We often discuss the challenges of starting an encore career in my podcast, Creating Your Encore Career. However, something we may need to remind ourselves is that even if we are transitioning to a new sphere of the workplace, we are still experts in our fields! And the expert knowledge that we have obtained throughout our work experience will ultimately need to be passed down, or transferred, to others in our encore careers to ensure continued success.
To help us understand how cultivating deep smarts can help us in our encore careers, I turned to the book Deep Smarts: How To Cultivate and Transfer Enduring Business Wisdom by Dorothy Leonard and Walter Swap. Through engaging with this book, I found the following helpful tips to share with you today.
The Basis of Deep Smarts
Deep smarts are cultivated through learning and experiencing various types of situations in the workplace.

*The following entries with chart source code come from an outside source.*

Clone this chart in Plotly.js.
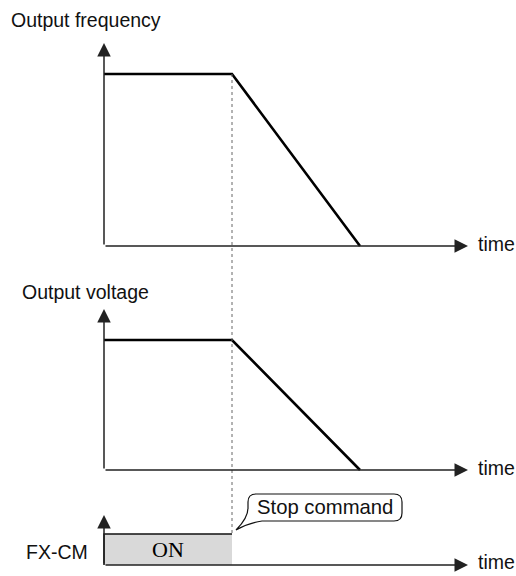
<!DOCTYPE html>
<html>
<head>
<meta charset="utf-8">
<script src="https://cdn.plot.ly/plotly-3.0.1.min.js"></script>
<style>html,body{margin:0;padding:0;background:#fff;}#chart{width:516px;height:576px;}</style>
</head>
<body>
<div id="chart"></div>
<script>
// ---- data ----
const timeSec = [0, 4, 8];
const freqPct = [100, 100, 0];
const voltPct = [100, 100, 0];
const fxcmTime = [0, 0, 4, 4];
const fxcmState = [0, 1, 1, 0];
const stopTime = 4;
const panelTitles = ["Output frequency", "Output voltage"];
const signalName = "FX-CM";
const onLabel = "ON";
const axisLabel = "time";
const calloutText = "Stop command";

// ---- geometry ----
const W = 516, H = 576;
const SANS = '"Liberation Sans", Arial, sans-serif';
const SERIF = '"Liberation Serif", "Times New Roman", serif';
function rangeX(pxA, vA, pxB, vB) { const s = (pxB - pxA) / (vB - vA); return [vA - pxA / s, vA + (W - pxA) / s]; }
function rangeY(pxA, vA, pxB, vB) { const s = (pxA - pxB) / (vB - vA); return [vA - (H - pxA) / s, vA + pxA / s]; }
function xv(px, r) { return r[0] + (r[1] - r[0]) * px / W; }
function yv(py, r) { return r[0] + (r[1] - r[0]) * (1 - py / H); }
function px(x) { return x / W; }
function py(y) { return 1 - y / H; }

const xr = rangeX(104, 0, 232, stopTime);
const y1r = rangeY(246, 0, 74, 100);
const y2r = rangeY(470, 0, 340, 100);
const y3r = rangeY(565, 0, 534, 1);

const xTip = xv(468, xr);
const tips = [yv(43, y1r), yv(309, y2r), yv(515, y3r)];

const traces = [
  {x: fxcmTime, y: fxcmState, xaxis: 'x', yaxis: 'y3', mode: 'lines', fill: 'toself',
   fillcolor: '#d9d9d9', line: {width: 0, color: 'rgba(0,0,0,0)'}, hoverinfo: 'skip'},
  {x: fxcmTime.slice(0, 3), y: fxcmState.slice(0, 3), xaxis: 'x', yaxis: 'y3', mode: 'lines',
   line: {width: 1.5, color: '#111'}, hoverinfo: 'skip'},
  {x: timeSec, y: freqPct, xaxis: 'x', yaxis: 'y', mode: 'lines',
   line: {width: 2.6, color: '#000'}, hoverinfo: 'skip'},
  {x: timeSec, y: voltPct, xaxis: 'x', yaxis: 'y2', mode: 'lines',
   line: {width: 2.6, color: '#000'}, hoverinfo: 'skip'}
];

const axRefs = ['y', 'y2', 'y3'];
const annotations = [];
axRefs.forEach((yr, i) => {
  annotations.push({x: xTip, y: 0, ax: 0, ay: 0, xref: 'x', yref: yr, axref: 'x', ayref: yr,
    text: '', showarrow: true, arrowhead: 2, arrowsize: 1.8, arrowwidth: 1.5, arrowcolor: '#222', standoff: 0});
  annotations.push({x: 0, y: tips[i], ax: 0, ay: 0, xref: 'x', yref: yr, axref: 'x', ayref: yr,
    text: '', showarrow: true, arrowhead: 2, arrowsize: 1.8, arrowwidth: 1.5, arrowcolor: '#222', standoff: 0});
});
const textFont = {family: SANS, size: 19.5, color: '#111'};
annotations.push(
  {x: px(9), y: py(20), xref: 'paper', yref: 'paper', xanchor: 'left', yanchor: 'middle', text: panelTitles[0], showarrow: false, font: textFont},
  {x: px(20), y: py(292), xref: 'paper', yref: 'paper', xanchor: 'left', yanchor: 'middle', text: panelTitles[1], showarrow: false, font: textFont},
  {x: px(476), y: py(244), xref: 'paper', yref: 'paper', xanchor: 'left', yanchor: 'middle', text: axisLabel, showarrow: false, font: textFont},
  {x: px(476), y: py(468), xref: 'paper', yref: 'paper', xanchor: 'left', yanchor: 'middle', text: axisLabel, showarrow: false, font: textFont},
  {x: px(476), y: py(562), xref: 'paper', yref: 'paper', xanchor: 'left', yanchor: 'middle', text: axisLabel, showarrow: false, font: textFont},
  {x: px(24), y: py(552), xref: 'paper', yref: 'paper', xanchor: 'left', yanchor: 'middle', text: signalName, showarrow: false, font: textFont},
  {x: stopTime / 2, y: 0.5, xref: 'x', yref: 'y3', xanchor: 'center', yanchor: 'middle', text: onLabel, showarrow: false,
   font: {family: SERIF, size: 22, color: '#000'}},
  {x: px(325), y: py(507), xref: 'paper', yref: 'paper', xanchor: 'center', yanchor: 'middle', text: calloutText, showarrow: false,
   font: {family: SANS, size: 20.3, color: '#111'}}
);

function P(x, y) { return px(x).toFixed(5) + ',' + py(y).toFixed(5); }
const L = 248, R = 402, T = 494, B = 521, r = 8;
const bubble = 'M' + P(L + r, T) + ' L' + P(R - r, T) + ' Q' + P(R, T) + ' ' + P(R, T + r) +
  ' L' + P(R, B - r) + ' Q' + P(R, B) + ' ' + P(R - r, B) +
  ' L' + P(262, B) + ' Q' + P(248, B + 2) + ' ' + P(236, 530) +
  ' Q' + P(248, 518) + ' ' + P(L, 508) +
  ' L' + P(L, T + r) + ' Q' + P(L, T) + ' ' + P(L + r, T) + ' Z';

const shapes = [
  {type: 'line', xref: 'x', yref: 'paper', x0: stopTime, x1: stopTime, y0: py(74), y1: py(534),
   line: {color: '#666', width: 1, dash: 'dot'}},
  {type: 'path', xref: 'paper', yref: 'paper', path: bubble, fillcolor: '#fff', line: {color: '#111', width: 1.2}}
];

const hidden = {visible: false, showgrid: false, zeroline: false, fixedrange: true};
const layout = {
  width: W, height: H, autosize: false,
  margin: {l: 0, r: 0, t: 0, b: 0, pad: 0},
  paper_bgcolor: '#fff', plot_bgcolor: 'rgba(0,0,0,0)',
  showlegend: false,
  xaxis: Object.assign({}, hidden, {range: xr, domain: [0, 1]}),
  yaxis: Object.assign({}, hidden, {range: y1r, domain: [0, 1]}),
  yaxis2: Object.assign({}, hidden, {range: y2r, overlaying: 'y', anchor: 'x'}),
  yaxis3: Object.assign({}, hidden, {range: y3r, overlaying: 'y', anchor: 'x'}),
  annotations: annotations,
  shapes: shapes
};
Plotly.newPlot('chart', traces, layout, {staticPlot: true, displayModeBar: false});
</script>
</body>
</html>
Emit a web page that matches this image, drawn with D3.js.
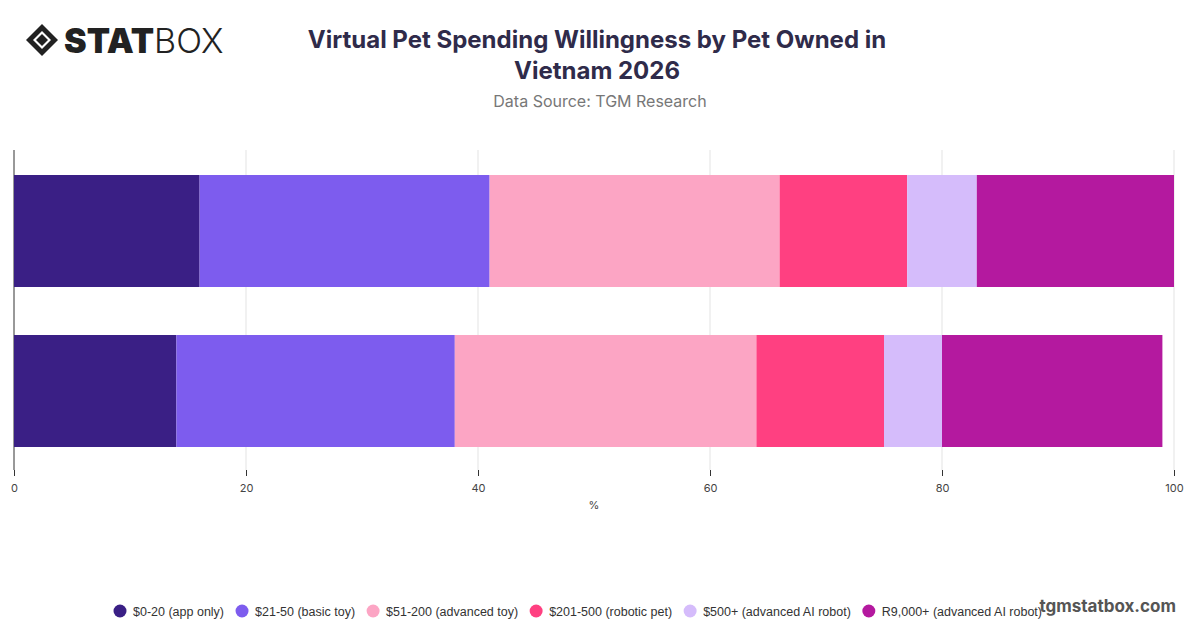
<!DOCTYPE html>
<html><head><meta charset="utf-8">
<script src="https://cdn.jsdelivr.net/npm/d3@7"></script>
<style>body{margin:0;background:#fff;font-family:Inter,"Noto Sans",sans-serif}</style>
</head><body>
<svg width="1200" height="628"></svg>
<script>
// data
const groups = ['Group A', 'Group B'];
const seriesNames = ['$0-20 (app only)', '$21-50 (basic toy)', '$51-200 (advanced toy)', '$201-500 (robotic pet)', '$500+ (advanced AI robot)', 'R9,000+ (advanced AI robot)'];
const colors = ['#3a1f85', '#7d5cee', '#fca5c4', '#ff4081', '#d5bcfb', '#b4199f'];
const valuesA = [16, 25, 25, 11, 6, 17];
const valuesB = [14, 24, 26, 11, 5, 19];
const xTicks = [0, 20, 40, 60, 80, 100];

const svg = d3.select('svg');

// logo
const logo = svg.append('g').attr('transform', 'translate(26,24)');
logo.append('path').attr('d', 'M16,0 L32,16 L16,32 L0,16Z').attr('fill', '#222');
logo.append('path').attr('d', 'M16,7 L25,16 L16,25 L7,16Z').attr('fill', '#fff');
logo.append('path').attr('d', 'M16,10 L22,16 L16,22 L10,16Z').attr('fill', '#222');
logo.append('text').attr('x', 38).attr('y', 29).attr('font-size', 34).attr('font-weight', 900)
  .attr('fill', '#222').attr('font-family', 'Inter').text('STAT')
  .append('tspan').attr('font-weight', 300).text('BOX');

svg.append('text').attr('x', 597).attr('y', 48).attr('text-anchor', 'middle')
  .attr('font-size', 24).attr('font-weight', 700).attr('fill', '#2f2b4a').text('Virtual Pet Spending Willingness by Pet Owned in');
svg.append('text').attr('x', 597).attr('y', 79).attr('text-anchor', 'middle')
  .attr('font-size', 24).attr('font-weight', 700).attr('fill', '#2f2b4a').text('Vietnam 2026');
svg.append('text').attr('x', 600).attr('y', 107).attr('text-anchor', 'middle')
  .attr('font-size', 16).attr('fill', '#777').text('Data Source: TGM Research');

const x = d3.scaleLinear().domain([0, 100]).range([14, 1174]);
const y = d3.scaleBand().domain(groups).range([150, 470]).paddingInner(0.3).paddingOuter(0.15);

// grid
svg.append('g').selectAll('line').data(xTicks.slice(1)).join('line')
  .attr('x1', d => x(d)).attr('x2', d => x(d)).attr('y1', 150).attr('y2', 470)
  .attr('stroke', '#e3e3e3');
svg.append('line').attr('x1', x(0)).attr('x2', x(0)).attr('y1', 150).attr('y2', 470).attr('stroke', '#333');

const stackData = groups.map((g, i) => {
  const vals = i === 0 ? valuesA : valuesB;
  const o = { group: g };
  seriesNames.forEach((s, j) => o[s] = vals[j]);
  return o;
});
const stacked = d3.stack().keys(seriesNames)(stackData);
svg.append('g').selectAll('g').data(stacked).join('g')
  .attr('fill', (d, i) => colors[i])
  .selectAll('rect').data(d => d).join('rect')
  .attr('x', d => x(d[0])).attr('width', d => x(d[1]) - x(d[0]))
  .attr('y', d => y(d.data.group) + 1).attr('height', y.bandwidth());

const ax = svg.append('g').attr('transform', 'translate(0,470)')
  .call(d3.axisBottom(x).tickValues(xTicks).tickSize(6).tickPadding(8));
ax.select('.domain').remove();
ax.selectAll('line').attr('stroke', '#333');
ax.selectAll('text').attr('font-size', 11).attr('fill', '#444').attr('font-family', 'Inter');
svg.append('text').attr('x', 594).attr('y', 509).attr('text-anchor', 'middle')
  .attr('font-size', 11).attr('fill', '#444').text('%');

// legend, laid out one after another
const leg = svg.append('g').selectAll('g').data(seriesNames).join('g');
leg.append('circle').attr('r', 6.5).attr('fill', (d, i) => colors[i]);
leg.append('text').attr('x', 13).attr('y', 4.5).attr('font-size', 12.5)
  .attr('font-family', '"Liberation Sans",sans-serif')
  .attr('fill', '#333').text(d => d);
let cx = 120;
leg.each(function() {
  const w = d3.select(this).select('text').node().getComputedTextLength();
  d3.select(this).attr('transform', `translate(${cx},611)`);
  cx += 13 + w + 18;
});

svg.append('text').attr('x', 1176).attr('y', 612).attr('text-anchor', 'end')
  .attr('font-size', 17).attr('font-weight', 700).attr('fill', '#555').text('tgmstatbox.com');
</script>
</body></html>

They are not necessarily a philosophical approach but more of an experiential one. Those with deep smarts have a systemic approach in their thinking, meaning they look at the whole picture. They can quickly recognize patterns because they have so much experience with various situations and they have a breadth of technical knowledge about the company, field, or line of work.
Transferring Deep Smarts to Novices
Experts need to have patience and appreciation for novices in their field. It’s also important to ensure the “catcher is ready for the pitch,” or that the novice is ready to hear the information you are distilling. Some of the various ways for transfer are through becoming a mentor or creating physical artifacts that will last as a means of accessing your expert knowledge. However, guided feedback from a coach may be the best approach for a novice to learn the deep smarts of an expert. Rather than critiquing or judging the beginner, coaching them through thorough rapid feedback helps to drive the experience home with encouragement.
Owning Your Expertise and Yet Being a Beginner
Deep smarts, such as fast decision making and the ability to extrapolate knowledge from prior data to solve novel problems, can also lead to shortcomings. Jumping to solutions based on outdated context or not staying current with the changes in the field both display the limitations of driving decision making on solely experiential knowledge. Truthfully, the best way to approach problems is by being both the expert and the apprentice: gaining experiential mastery while keeping an open mind. Cultivating deep smarts does not end with subject mastery–consistent learning and growing is always important. This means being open to asking questions, relying on others, and trying new approaches–skills that we may associate more with “rookie smarts.” Learning to embrace being both the expert and the apprentice will allow you to utilize your deep knowledge while developing a learning mindset that can help you tackle the swift changes that starting a new encore career will bring.